Voce´ community honors the deep-rooted legacy of Nashville crooner Eddy Arnold
Clover the rescued Australian cattle dog excitedly watches squirrels from the cargo space as Shannon Pollard’s four-wheel-drive Ford Explorer hugs the curved roads of Voce´. Driving through the new Brentwood neighborhood he’s developing near Radnor Lake, past tall maples and dogwoods and hackberries whose trunks bear small silver medallions to signify that they are not to be cut, Pollard arrives at the trailhead of a jarring, unpaved road and begins the steep climb to what will soon be the Ridgetop neighborhood.
“There was no traffic out here when my grandparents moved here,” says Pollard, referring to the late country crooner Eddy Arnold and his wife Sally, who in the 1950s settled on what was known as Windy Ridge. Pollard points to the spectacular view of the lake, the Vanderbilt Dyer Observatory, and downtown Nashville. “When I lived out here [as a teenager], you really did not feel you were in the city at all.”

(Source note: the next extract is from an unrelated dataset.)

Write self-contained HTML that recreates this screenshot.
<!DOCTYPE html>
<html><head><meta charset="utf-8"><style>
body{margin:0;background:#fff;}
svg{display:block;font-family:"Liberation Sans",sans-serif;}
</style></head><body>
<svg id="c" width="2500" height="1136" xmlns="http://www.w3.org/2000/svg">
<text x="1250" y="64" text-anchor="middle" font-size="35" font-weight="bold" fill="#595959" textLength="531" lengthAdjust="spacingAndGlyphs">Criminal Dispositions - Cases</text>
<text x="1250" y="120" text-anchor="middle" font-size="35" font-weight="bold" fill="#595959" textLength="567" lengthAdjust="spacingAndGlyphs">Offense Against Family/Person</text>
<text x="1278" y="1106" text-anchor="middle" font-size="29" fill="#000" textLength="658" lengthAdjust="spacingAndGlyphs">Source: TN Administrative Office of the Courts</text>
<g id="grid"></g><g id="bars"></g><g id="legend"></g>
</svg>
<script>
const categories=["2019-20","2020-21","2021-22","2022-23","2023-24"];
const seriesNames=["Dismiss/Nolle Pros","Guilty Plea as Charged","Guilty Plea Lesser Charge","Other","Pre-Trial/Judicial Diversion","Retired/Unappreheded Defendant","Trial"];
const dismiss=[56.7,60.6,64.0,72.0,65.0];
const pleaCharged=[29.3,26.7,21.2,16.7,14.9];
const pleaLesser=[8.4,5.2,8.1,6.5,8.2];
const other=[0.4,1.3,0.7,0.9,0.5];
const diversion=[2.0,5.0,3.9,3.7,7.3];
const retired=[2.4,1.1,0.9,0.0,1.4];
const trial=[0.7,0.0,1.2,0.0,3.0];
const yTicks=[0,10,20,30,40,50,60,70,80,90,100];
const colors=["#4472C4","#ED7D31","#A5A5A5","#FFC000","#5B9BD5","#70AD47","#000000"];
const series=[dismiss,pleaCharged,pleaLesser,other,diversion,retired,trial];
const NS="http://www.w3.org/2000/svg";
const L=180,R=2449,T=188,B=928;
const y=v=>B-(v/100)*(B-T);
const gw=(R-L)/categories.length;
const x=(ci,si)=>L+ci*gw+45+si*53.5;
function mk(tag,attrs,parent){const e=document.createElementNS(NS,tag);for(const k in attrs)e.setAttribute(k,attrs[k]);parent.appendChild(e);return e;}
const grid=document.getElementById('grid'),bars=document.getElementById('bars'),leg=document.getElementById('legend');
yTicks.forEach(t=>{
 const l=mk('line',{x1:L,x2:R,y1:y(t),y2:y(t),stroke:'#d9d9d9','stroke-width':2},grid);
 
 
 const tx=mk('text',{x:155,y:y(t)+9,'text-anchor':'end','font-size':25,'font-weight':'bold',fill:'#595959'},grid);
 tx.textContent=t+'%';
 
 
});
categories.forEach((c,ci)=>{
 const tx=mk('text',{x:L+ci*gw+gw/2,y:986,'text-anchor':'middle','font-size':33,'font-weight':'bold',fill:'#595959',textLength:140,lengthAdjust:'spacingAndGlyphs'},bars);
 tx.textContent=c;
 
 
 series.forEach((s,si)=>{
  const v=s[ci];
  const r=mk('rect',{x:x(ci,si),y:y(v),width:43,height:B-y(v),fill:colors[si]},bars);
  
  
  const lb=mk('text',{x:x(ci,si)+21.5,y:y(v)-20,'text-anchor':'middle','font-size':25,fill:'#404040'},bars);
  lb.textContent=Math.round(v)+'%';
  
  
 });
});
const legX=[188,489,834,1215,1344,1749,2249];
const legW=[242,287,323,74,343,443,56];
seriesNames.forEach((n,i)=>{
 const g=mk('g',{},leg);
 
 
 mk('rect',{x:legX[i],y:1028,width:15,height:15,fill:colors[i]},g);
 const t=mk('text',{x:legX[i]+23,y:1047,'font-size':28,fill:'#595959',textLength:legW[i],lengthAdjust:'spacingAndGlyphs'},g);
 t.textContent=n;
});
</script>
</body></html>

That serenity still permeates Voce´. Characterized by naturally wooded home sites, walking paths, and outdoor terraces, the development is the brainchild of Pollard, 43, president of Plowboy Records and trustee of Arnold’s real estate holdings, and Pollard’s business partner Steve Armistead. When completed in 2020, the community will feature 52 residences on 61 acres.
Pollard, who grew up nearby, spent a lot of time here as a boy, throwing baseballs with his grandfather and doing chores for his grandmother to earn spending money. Years later, Pollard and Arnold were walking around the property when they stopped at the old cabin where Pollard and his sister Michelle had taken turns living after high school. “He looked up at the trees,” Pollard recalls, “and said, ‘When you do something with this, make sure you save as many trees as you can.’”

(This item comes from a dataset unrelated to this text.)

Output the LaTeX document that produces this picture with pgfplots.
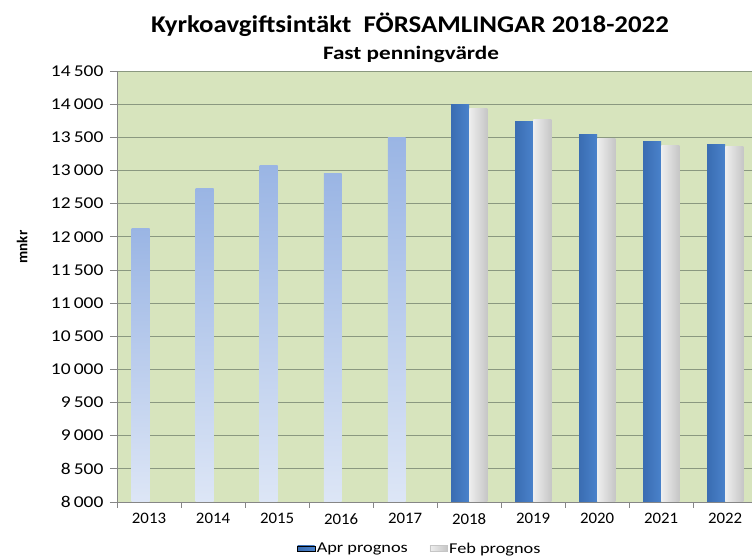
\documentclass[border=0pt]{standalone}
\usepackage{pgfplots}
\pgfplotsset{compat=1.18}
\usepackage{fontspec}
\setmainfont{Carlito}
\definecolor{plotbg}{HTML}{D7E4BD}
\definecolor{gridc}{HTML}{8A9880}
\definecolor{axc}{HTML}{868686}
\definecolor{aprL}{HTML}{3A6DB2}
\definecolor{aprM}{HTML}{5E9BE2}
\definecolor{aprR}{HTML}{4A82CB}
\definecolor{histT}{HTML}{9AB5E4}
\definecolor{histB}{HTML}{DDE6F6}
\definecolor{febL}{HTML}{EEEEEE}
\definecolor{febR}{HTML}{C6C6C6}
\pgfplotsset{
  hist/.style={ybar, bar width=0.28, bar shift=-0.13, draw=none, top color=histT, bottom color=histB, forget plot},
  apr/.style={ybar, bar width=0.28, bar shift=-0.14, draw=none, left color=aprL, middle color=aprM, right color=aprR, forget plot},
  feb/.style={ybar, bar width=0.28, bar shift=0.145, draw=none, left color=febL, middle color=white, right color=febR, forget plot},
}
\begin{document}
\begin{tikzpicture}
\useasboundingbox (-117pt,-54pt) rectangle (635pt,502pt);
\begin{axis}[
  at={(0pt,0pt)}, anchor=south west,
  scale only axis, width=635pt, height=431pt,
  xmin=-0.5, xmax=9.42, ymin=8000, ymax=14500,
  axis x line*=bottom, axis y line*=left,
  axis line style={axc, line width=0.8pt},
  axis background/.style={fill=plotbg},
  scaled y ticks=false,
  ytick={8000,8500,...,14500},
  yticklabels={8\,000,8\,500,9\,000,9\,500,10\,000,10\,500,11\,000,11\,500,12\,000,12\,500,13\,000,13\,500,14\,000,14\,500},
  ymajorgrids, grid style={gridc, line width=0.8pt},
  xtick={0,...,9},
  xticklabels={2013,2014,2015,2016,2017,2018,2019,2020,2021,2022},
  minor xtick={-0.5,0.5,...,8.5},
  major x tick style={draw=none},
  minor x tick style={axc, line width=0.8pt},
  y tick style={axc, line width=0.8pt},
  tick align=outside, major tick length=7pt, minor tick length=6pt,
  yticklabel style={font=\fontsize{16.5}{16.5}\selectfont, xscale=1.18, xshift=-2pt},
  xticklabel style={font=\fontsize{16}{16}\selectfont, xscale=1.05, yshift=-1pt},
  legend style={at={(0.477,-0.108)}, anchor=center, draw=none, fill=none,
    font=\fontsize{15}{15}\selectfont, nodes={xscale=1.22, inner xsep=1.5pt},
    /tikz/every even column/.append style={column sep=20pt}},
  legend columns=2,
  legend image code/.code={\path[#1] (0pt,-4pt) rectangle (6.5pt,4pt);},
]
\addplot[hist] coordinates {(0,12130)};
\addplot[hist] coordinates {(1,12725)};
\addplot[hist] coordinates {(2,13080)};
\addplot[hist] coordinates {(3,12955)};
\addplot[hist] coordinates {(4,13490)};
\addplot[apr] coordinates {(5,13990)};
\addplot[apr] coordinates {(6,13737)};
\addplot[apr] coordinates {(7,13535)};
\addplot[apr] coordinates {(8,13440)};
\addplot[apr] coordinates {(9,13395)};
\addplot[feb] coordinates {(5,13940)};
\addplot[feb] coordinates {(6,13767)};
\addplot[feb] coordinates {(7,13485)};
\addplot[feb] coordinates {(8,13380)};
\addplot[feb] coordinates {(9,13360)};
\addlegendimage{area legend, draw=none, left color=aprL, middle color=aprM, right color=aprR}
\addlegendentry{Apr prognos}
\addlegendimage{area legend, draw=febR, line width=0.5pt, left color=febL, middle color=white, right color=febR}
\addlegendentry{Feb prognos}
\end{axis}
\node[font=\bfseries\fontsize{24}{24}\selectfont, xscale=1.12, anchor=base] at (293pt,469.5pt) {Kyrkoavgiftsintäkt\ \ FÖRSAMLINGAR 2018-2022};
\node[font=\bfseries\fontsize{19}{19}\selectfont, xscale=1.22, anchor=base] at (294pt,442pt) {Fast penningvärde};
\node[font=\bfseries\fontsize{15}{15}\selectfont, rotate=90] at (-95pt,255pt) {mnkr};
\end{tikzpicture}
\end{document}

In many ways, Pollard’s own vision mirrors his grandfather’s. “It actually is a pretty magical little spot because it is the last of its kind in this entire area—a sizable piece of land that still has its natural topography and trees. I wanted to do sort of an English village feel, where you would have different types of houses grouped together in different ways. I also didn’t want to do something that was cookie cutter from a design standpoint. We didn’t want to do a neighborhood that was full of giant McMansion houses. We wanted to do something that was unique and less of a burden on the land.”
Most of the homes in Voce´—the name echoes Arnold’s crooning vocal style, mezza voce—span 3,000 to 4,000 square feet, with open floor plans, high ceilings, and expansive windows. Many utilize natural stone or repurposed wood salvaged from the original farmhouse and cabin. “The rule of thumb out here is that if it sticks out too much, we don’t want that,” says Pollard, who personally gravitates toward contemporary architecture. “We want something that’s a little more muted, with a great design but that fits into the trees a little bit better.”

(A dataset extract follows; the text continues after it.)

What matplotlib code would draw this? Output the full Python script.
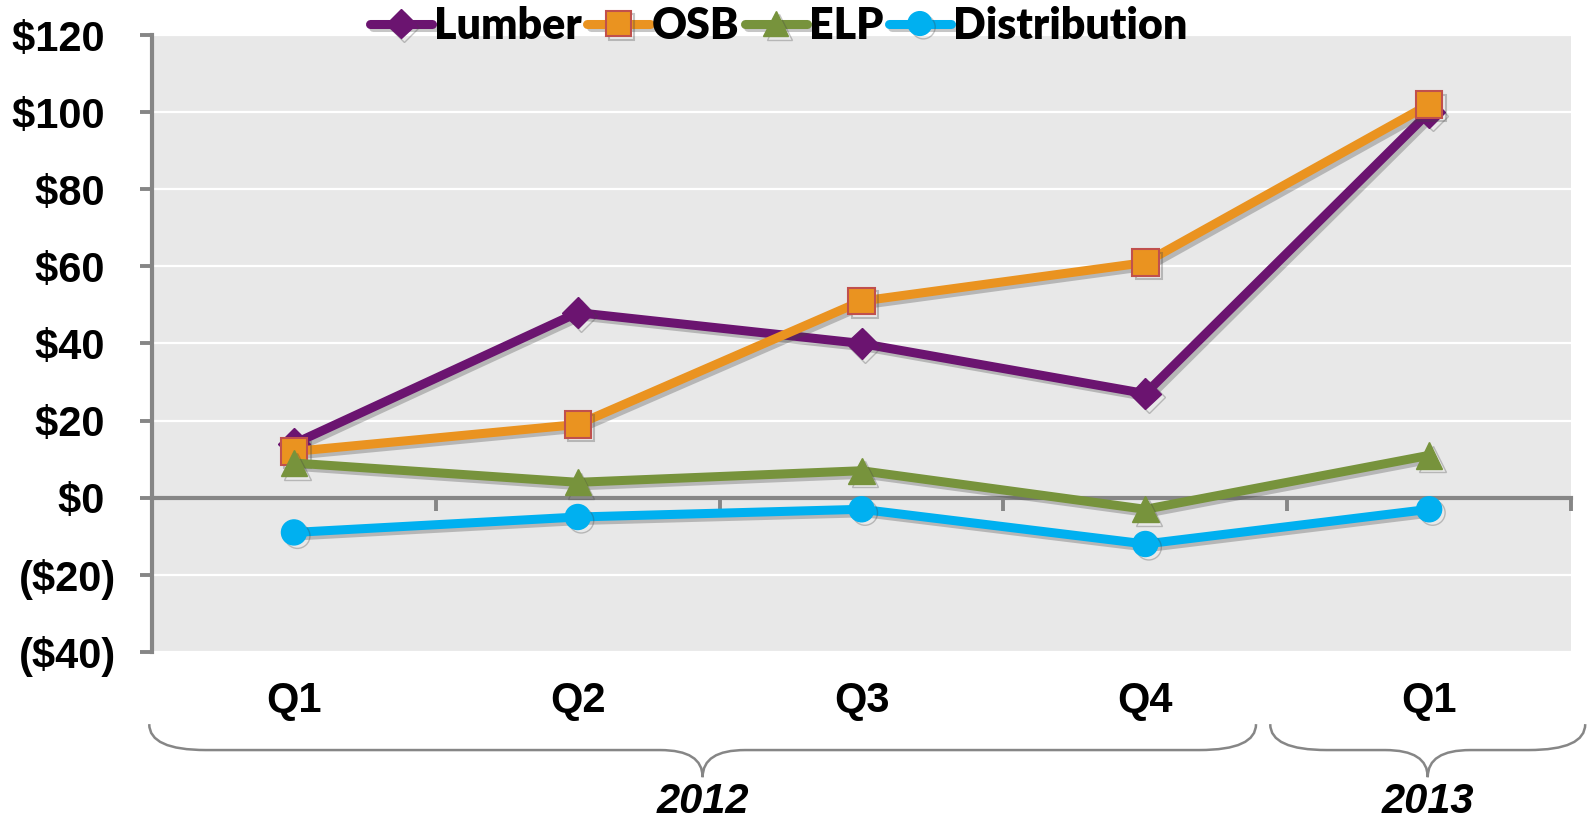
import matplotlib
matplotlib.use("Agg")
import matplotlib.pyplot as plt
import matplotlib.patheffects as pe
import matplotlib.transforms as mtransforms
from matplotlib.path import Path
from matplotlib.patches import PathPatch

# values ($ millions, by quarter)
quarters = ["Q1", "Q2", "Q3", "Q4", "Q1"]
years = ["2012", "2013"]
year_spans = [(-0.51, 3.39), (3.44, 4.55)]
lumber = [14, 48, 40, 27, 100]
osb = [12, 19, 51, 61, 102]
elp = [9, 4, 7, -3, 11]
distribution = [-9, -5, -3, -12, -3]
y_ticks = [-40, -20, 0, 20, 40, 60, 80, 100, 120]
y_labels = ["($40)", "($20)", "$0 ", "$20 ", "$40 ", "$60 ", "$80 ", "$100 ", "$120 "]

AXIS_GRAY = "#868686"
LABEL_FONT = "Liberation Sans"
LABEL_SIZE = 30

fig = plt.figure(figsize=(15.89, 8.26), dpi=100)
ax = fig.add_axes([0.0957, 0.2107, 0.893, 0.7469])
ax.set_facecolor("#E8E8E8")

x = list(range(len(quarters)))
shadow = [pe.SimpleLineShadow(offset=(2.5, -2.5), shadow_color="#444444", alpha=0.3), pe.Normal()]

series = [
    ("Lumber", lumber, dict(color="#6B1470", marker="D", markersize=16, markeredgecolor="#6B1470")),
    ("OSB", osb, dict(color="#EA9320", marker="s", markersize=19, markeredgecolor="#C0504D", markeredgewidth=1.5)),
    ("ELP", elp, dict(color="#77933C", marker="^", markersize=19, markeredgecolor="#77933C")),
    ("Distribution", distribution, dict(color="#00B0F0", marker="o", markersize=18, markeredgecolor="#00B0F0")),
]
for i, (name, vals, style) in enumerate(series):
    ax.plot(x, vals, linewidth=6.5, label=name, zorder=3 + i, path_effects=shadow,
            solid_capstyle="round", **style)

ax.set_xlim(-0.5, len(quarters) - 0.5)
ax.set_ylim(-40, 120)
ax.set_yticks(y_ticks)
ax.set_yticklabels(y_labels, fontfamily=LABEL_FONT, fontweight="bold", fontsize=LABEL_SIZE)
ax.yaxis.grid(True, color="white", linewidth=1.6)
ax.set_axisbelow(True)

ax.set_xticks([i + 0.5 for i in x])
ax.set_xticklabels([])
ax.tick_params(axis="x", direction="out", length=9, width=2.8, color=AXIS_GRAY)
ax.tick_params(axis="y", direction="out", length=9, width=2.8, color=AXIS_GRAY, pad=17)

for side in ["top", "right"]:
    ax.spines[side].set_visible(False)
ax.spines["left"].set_color(AXIS_GRAY)
ax.spines["left"].set_linewidth(3)
ax.spines["bottom"].set_position(("data", 0))
ax.spines["bottom"].set_color(AXIS_GRAY)
ax.spines["bottom"].set_linewidth(3)
ax.spines["bottom"].set_zorder(2.5)

# category labels below the plot
trans = mtransforms.blended_transform_factory(ax.transData, ax.transAxes)
for xi, q in zip(x, quarters):
    ax.text(xi, -0.08, q, transform=trans, ha="center", va="center",
            fontfamily=LABEL_FONT, fontweight="bold", fontsize=LABEL_SIZE)


def brace(x0, x1, y_top=-0.117, y_mid=-0.159, y_tip=-0.203, r_end=0.2, r_mid=0.15):
    xm = (x0 + x1) / 2
    verts = [
        (x0, y_top), (x0, y_mid), (x0 + r_end, y_mid),
        (xm - r_mid, y_mid),
        (xm, y_mid), (xm, y_tip),
        (xm, y_mid), (xm + r_mid, y_mid),
        (x1 - r_end, y_mid),
        (x1, y_mid), (x1, y_top),
    ]
    codes = [Path.MOVETO, Path.CURVE3, Path.CURVE3, Path.LINETO,
             Path.CURVE3, Path.CURVE3, Path.CURVE3, Path.CURVE3,
             Path.LINETO, Path.CURVE3, Path.CURVE3]
    ax.add_patch(PathPatch(Path(verts, codes), facecolor="none", edgecolor=AXIS_GRAY,
                           linewidth=1.8, transform=trans, clip_on=False))
    return xm


for yr, (x0, x1) in zip(years, year_spans):
    xm = brace(x0, x1)
    ax.text(xm, -0.243, yr, transform=trans, ha="center", va="center",
            fontfamily=LABEL_FONT, fontweight="bold", fontstyle="italic", fontsize=LABEL_SIZE)

fig.legend(loc="center", bbox_to_anchor=(0.49, 0.969), ncol=4, frameon=False,
           prop=dict(family="Lato", weight="heavy", size=31),
           handlelength=1.45, handletextpad=0.05, columnspacing=0.12,
           numpoints=1, markerscale=0.95, borderaxespad=0)

fig.savefig("out.png", dpi=100)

Sustainability is a priority, with low-maintenance yards, post-and-pier foundations that slightly elevate the houses so as not to dig into root systems, and subtle “dark sky” lighting that minimizes light pollution. Five hundred trees and clusters have been marked for preservation. “Sally’s Tree”, a leaning pine Sally Arnold feared would fall on the house, still stands, as does “Eddy’s Tree,” a large oak backdrop for family photos. “Basically, I took what [my grandfather] told me to do and kind of maniacally took it in a further direction,” Pollard says, laughing. “We figured if you’re gonna do it, why not ask for the moon and see what you can get?”
From newlyweds to empty nesters, Voce´ homeowners are typically active, successful, and environmentally and artistically conscious. Among the first to move here, Steve and Jackie Arnold opted for a stone house designed by DAAD and built by Castle Homes. “At Voce´, we feel like we are on vacation all year long,” says Jackie Arnold. “We feel like we live on a hill all by ourselves, but we are minutes from everything we need: shopping, restaurants, recreation. We cannot say enough good things about the way Voce´ has brought us back to nature.”
Wrapping up the tour, Pollard stops the Explorer in the middle of Windy Ridge Drive, in what used to be the living room of the original farmhouse. Unlike many upscale communities, he notes, Voce´ is not gated. “I’m happy when people come over here and park their cars and walk. I do it myself. The last thing I want people to think is that we’re persnickety or pretentious. We’re more earthy than that.”